WRITTEN EXERCISE ▸
Beginning with the first line of the data below, extract each line up to and including the one containing "5, 3, 2, 3, 4]". Copy them exactly and add nothing.

==== DATA BLOCK ====

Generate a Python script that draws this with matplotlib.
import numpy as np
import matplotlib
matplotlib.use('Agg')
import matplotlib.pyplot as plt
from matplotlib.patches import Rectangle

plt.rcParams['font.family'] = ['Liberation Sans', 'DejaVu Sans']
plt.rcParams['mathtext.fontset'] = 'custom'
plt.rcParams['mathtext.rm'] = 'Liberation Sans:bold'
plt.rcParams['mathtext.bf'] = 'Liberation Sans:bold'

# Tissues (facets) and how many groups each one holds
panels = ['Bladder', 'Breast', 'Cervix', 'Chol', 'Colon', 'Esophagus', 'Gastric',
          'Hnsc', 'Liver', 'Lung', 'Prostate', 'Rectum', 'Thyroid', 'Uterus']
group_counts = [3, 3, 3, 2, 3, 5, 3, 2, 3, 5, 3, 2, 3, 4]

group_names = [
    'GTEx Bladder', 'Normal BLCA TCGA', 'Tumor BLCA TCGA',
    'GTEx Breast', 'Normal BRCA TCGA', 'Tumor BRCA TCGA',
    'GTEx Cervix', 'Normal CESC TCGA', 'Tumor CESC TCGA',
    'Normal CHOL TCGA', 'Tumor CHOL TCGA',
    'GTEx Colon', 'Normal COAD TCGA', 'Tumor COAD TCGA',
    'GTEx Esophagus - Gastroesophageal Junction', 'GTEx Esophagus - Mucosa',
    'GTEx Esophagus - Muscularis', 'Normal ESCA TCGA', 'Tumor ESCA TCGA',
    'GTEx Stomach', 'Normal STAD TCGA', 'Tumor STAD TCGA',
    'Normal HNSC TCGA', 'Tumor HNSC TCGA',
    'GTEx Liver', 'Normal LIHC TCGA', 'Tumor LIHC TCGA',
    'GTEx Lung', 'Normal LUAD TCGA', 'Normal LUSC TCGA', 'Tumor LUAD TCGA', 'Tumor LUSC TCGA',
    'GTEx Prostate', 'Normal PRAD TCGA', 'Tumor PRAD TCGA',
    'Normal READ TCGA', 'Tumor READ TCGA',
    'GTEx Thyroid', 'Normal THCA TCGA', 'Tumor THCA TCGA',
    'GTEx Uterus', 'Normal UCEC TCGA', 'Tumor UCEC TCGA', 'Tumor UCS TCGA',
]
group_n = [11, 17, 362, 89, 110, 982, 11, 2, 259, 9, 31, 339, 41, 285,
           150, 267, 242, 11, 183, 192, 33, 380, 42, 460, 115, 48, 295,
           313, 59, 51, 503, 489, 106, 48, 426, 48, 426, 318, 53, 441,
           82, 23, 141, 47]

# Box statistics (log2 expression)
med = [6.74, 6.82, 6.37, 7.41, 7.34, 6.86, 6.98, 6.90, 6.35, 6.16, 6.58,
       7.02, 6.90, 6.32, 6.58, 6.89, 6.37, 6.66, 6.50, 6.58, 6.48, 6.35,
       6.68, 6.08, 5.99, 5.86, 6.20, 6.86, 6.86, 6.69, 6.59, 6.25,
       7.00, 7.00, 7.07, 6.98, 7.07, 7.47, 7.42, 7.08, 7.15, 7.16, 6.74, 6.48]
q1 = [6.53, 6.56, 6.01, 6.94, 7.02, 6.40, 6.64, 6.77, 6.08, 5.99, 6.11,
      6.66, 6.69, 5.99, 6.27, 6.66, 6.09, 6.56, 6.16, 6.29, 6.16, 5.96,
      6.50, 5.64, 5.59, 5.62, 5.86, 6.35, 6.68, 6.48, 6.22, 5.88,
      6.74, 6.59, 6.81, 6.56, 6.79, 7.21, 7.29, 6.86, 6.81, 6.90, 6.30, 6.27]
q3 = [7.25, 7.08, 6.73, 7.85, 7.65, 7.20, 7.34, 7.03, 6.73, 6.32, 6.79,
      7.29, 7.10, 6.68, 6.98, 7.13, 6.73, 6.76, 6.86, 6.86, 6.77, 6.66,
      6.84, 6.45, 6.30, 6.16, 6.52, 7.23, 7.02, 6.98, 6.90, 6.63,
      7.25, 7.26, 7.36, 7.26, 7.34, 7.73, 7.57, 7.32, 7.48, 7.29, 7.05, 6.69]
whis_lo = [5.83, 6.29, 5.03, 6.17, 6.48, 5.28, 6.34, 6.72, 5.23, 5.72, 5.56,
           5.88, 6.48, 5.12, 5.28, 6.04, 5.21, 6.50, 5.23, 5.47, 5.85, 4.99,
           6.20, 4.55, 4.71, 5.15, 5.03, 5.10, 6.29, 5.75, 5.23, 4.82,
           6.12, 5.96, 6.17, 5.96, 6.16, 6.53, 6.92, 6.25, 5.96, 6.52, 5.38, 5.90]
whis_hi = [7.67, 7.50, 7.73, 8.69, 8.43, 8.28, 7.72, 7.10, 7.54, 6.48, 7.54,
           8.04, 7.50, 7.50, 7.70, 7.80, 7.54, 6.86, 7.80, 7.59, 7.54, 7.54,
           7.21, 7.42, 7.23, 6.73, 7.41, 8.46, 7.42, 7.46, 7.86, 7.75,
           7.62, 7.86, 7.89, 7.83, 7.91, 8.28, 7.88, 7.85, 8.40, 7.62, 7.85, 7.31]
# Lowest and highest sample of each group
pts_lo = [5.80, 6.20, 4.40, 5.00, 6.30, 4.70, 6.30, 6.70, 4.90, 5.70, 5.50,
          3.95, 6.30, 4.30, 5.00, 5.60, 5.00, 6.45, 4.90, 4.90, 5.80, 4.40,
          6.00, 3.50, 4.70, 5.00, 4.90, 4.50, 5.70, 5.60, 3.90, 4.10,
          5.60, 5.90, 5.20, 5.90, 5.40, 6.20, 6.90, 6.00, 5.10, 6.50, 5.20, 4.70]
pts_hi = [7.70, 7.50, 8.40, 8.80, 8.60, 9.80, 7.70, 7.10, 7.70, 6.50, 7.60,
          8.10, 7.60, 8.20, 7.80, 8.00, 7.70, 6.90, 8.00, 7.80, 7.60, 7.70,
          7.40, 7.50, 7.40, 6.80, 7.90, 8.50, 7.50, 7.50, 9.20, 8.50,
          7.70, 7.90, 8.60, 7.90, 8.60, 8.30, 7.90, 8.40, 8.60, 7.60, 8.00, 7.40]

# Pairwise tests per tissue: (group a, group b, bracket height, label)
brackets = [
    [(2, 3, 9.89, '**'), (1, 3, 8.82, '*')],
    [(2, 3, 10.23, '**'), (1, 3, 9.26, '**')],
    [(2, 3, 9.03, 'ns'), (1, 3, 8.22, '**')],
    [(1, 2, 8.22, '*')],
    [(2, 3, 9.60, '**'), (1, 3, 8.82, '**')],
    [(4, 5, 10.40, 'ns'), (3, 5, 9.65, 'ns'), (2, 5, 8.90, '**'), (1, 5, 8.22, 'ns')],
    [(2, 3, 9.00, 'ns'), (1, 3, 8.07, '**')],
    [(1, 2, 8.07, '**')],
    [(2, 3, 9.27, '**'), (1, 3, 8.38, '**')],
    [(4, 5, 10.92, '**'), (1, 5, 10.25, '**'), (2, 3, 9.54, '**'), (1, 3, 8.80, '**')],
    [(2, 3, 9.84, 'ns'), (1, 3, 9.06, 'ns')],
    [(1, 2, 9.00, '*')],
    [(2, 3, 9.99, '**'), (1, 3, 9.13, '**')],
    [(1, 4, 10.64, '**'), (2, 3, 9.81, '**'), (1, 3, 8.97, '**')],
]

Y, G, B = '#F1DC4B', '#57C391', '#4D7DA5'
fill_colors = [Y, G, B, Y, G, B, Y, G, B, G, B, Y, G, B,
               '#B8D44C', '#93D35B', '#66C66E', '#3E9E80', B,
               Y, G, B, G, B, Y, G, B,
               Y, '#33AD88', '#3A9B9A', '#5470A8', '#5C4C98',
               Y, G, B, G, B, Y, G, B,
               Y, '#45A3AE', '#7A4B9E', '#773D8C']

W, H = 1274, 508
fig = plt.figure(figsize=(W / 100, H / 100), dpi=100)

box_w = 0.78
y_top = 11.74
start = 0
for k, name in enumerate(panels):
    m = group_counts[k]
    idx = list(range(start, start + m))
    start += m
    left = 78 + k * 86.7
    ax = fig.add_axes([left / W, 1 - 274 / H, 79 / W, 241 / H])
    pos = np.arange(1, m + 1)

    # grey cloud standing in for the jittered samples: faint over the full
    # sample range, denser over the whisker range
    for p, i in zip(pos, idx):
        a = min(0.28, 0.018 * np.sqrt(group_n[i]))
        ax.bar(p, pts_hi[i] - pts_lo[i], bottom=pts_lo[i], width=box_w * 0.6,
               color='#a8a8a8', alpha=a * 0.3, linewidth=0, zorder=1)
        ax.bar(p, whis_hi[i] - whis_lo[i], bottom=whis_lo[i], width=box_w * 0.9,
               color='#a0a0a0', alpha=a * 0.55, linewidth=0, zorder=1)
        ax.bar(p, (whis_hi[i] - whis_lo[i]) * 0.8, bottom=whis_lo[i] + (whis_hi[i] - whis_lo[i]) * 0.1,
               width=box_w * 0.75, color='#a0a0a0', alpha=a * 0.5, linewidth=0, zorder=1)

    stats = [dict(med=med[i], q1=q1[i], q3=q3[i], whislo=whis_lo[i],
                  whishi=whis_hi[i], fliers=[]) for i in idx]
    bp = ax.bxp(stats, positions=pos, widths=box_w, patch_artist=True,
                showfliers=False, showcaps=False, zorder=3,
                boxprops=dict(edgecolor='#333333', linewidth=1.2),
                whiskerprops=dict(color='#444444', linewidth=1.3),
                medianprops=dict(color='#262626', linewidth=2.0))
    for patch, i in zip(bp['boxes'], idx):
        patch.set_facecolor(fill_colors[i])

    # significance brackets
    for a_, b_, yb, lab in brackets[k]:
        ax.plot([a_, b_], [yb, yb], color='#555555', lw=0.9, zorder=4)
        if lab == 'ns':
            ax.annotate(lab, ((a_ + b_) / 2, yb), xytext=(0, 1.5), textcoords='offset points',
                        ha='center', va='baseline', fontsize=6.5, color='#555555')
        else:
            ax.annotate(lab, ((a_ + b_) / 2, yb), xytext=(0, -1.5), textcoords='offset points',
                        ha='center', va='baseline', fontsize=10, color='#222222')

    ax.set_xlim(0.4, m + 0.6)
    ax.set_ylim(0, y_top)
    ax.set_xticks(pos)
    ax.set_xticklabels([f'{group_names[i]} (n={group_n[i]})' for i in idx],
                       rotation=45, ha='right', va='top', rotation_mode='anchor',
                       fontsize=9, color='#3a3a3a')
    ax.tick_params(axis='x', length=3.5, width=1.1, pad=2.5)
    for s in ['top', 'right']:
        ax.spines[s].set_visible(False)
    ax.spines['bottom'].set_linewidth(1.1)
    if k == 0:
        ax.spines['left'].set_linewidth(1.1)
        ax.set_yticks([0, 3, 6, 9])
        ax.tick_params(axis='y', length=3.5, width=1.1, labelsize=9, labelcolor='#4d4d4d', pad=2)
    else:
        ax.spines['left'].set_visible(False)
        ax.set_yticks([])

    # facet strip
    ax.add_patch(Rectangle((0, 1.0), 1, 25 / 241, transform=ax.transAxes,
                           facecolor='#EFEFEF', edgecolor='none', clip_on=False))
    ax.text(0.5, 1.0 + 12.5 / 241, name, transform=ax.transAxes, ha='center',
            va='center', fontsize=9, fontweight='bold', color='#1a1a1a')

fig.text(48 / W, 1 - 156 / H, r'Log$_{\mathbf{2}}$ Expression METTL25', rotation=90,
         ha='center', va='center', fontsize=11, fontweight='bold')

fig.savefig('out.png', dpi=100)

====

WRITTEN SOLUTION ▸
Generate a Python script that draws this with matplotlib.
import numpy as np
import matplotlib
matplotlib.use('Agg')
import matplotlib.pyplot as plt
from matplotlib.patches import Rectangle

plt.rcParams['font.family'] = ['Liberation Sans', 'DejaVu Sans']
plt.rcParams['mathtext.fontset'] = 'custom'
plt.rcParams['mathtext.rm'] = 'Liberation Sans:bold'
plt.rcParams['mathtext.bf'] = 'Liberation Sans:bold'

# Tissues (facets) and how many groups each one holds
panels = ['Bladder', 'Breast', 'Cervix', 'Chol', 'Colon', 'Esophagus', 'Gastric',
          'Hnsc', 'Liver', 'Lung', 'Prostate', 'Rectum', 'Thyroid', 'Uterus']
group_counts = [3, 3, 3, 2, 3, 5, 3, 2, 3, 5, 3, 2, 3, 4]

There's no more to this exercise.